May 18, 2011 19:53
I just got royally screwed over by a girl I was planning on rooming with. We found each other on my soon-to-be-college's room mate finder, and we've been chatting for days. She said, the very first time we e-mailed, that she would just love to room with me (her words, not mine.) She shared my stance on the boys, booze, and drugs (low tolerance), and she touted what a strong Christian she was. Anyway, our deadline was today, and I get an e-mail a couple hours before it that she's found a more suitable room mate. A couple hours before my deadline. The real kicker?
She got my name wrong. Quite deliberately.
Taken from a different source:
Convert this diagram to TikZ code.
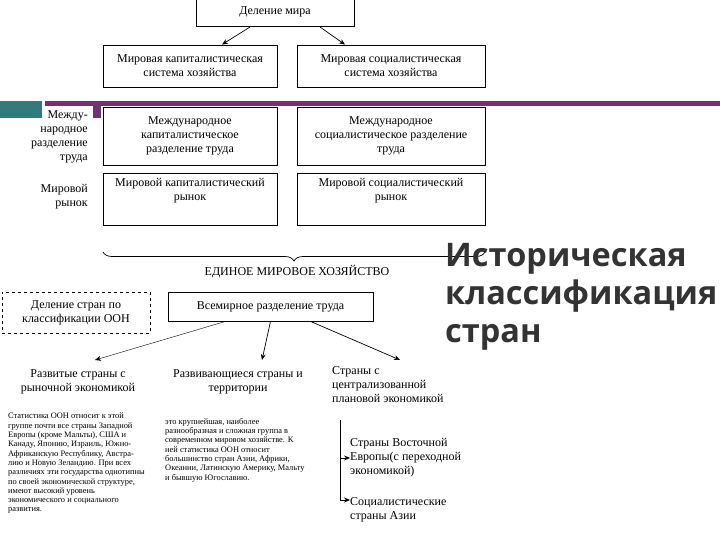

I walked around my street for about ten minutes, wondering what was so terribly repulsive about me that someone would treat me like that. We had shared a number of e-mails and chatted on the phone a bit. I don't know if I was too nerdy. I don't know if it's because I talk too much. I don't know if she took issue with the high school I attend (it's well known here for its liberal and welcoming stance toward people of all races and orientations). Heck, I don't even know if it's just because I seem like the laid-back, push-over kind of person who would let something like that slide.
But I quit wondering what a terrible person I am, and texted her. In plain terms, I told that bitch where she could shove it with her fake attitude.
I'm proud of myself. Usually I try to rationalize why others treat me like crap. I come up with excuses for them. But this was too much - the audacity of this broad just blew me away. I received an e-mail from her afterwards... she haughtily told me how much she didn't "appreciate" my text, and how she was so disappointed she was to see a "Christian" act that way to another. What's the point in replying to that steaming pile of dung?
I really hate when people who share my faith try to use it as a mask. Just because you're Christian doesn't mean you can get away with treating others like dirt if they are 'lesser' than you in any way. I prefer people to just tell others what they think, rather than coming up with creative ways to toy with them.
I'm done alternating between mopey and angry. I'm trusting that everything will be awesome in the end - that I will get a fantastic room mate through the random selection process. I know one thing for sure, though - that girl has lost out on having a good friend.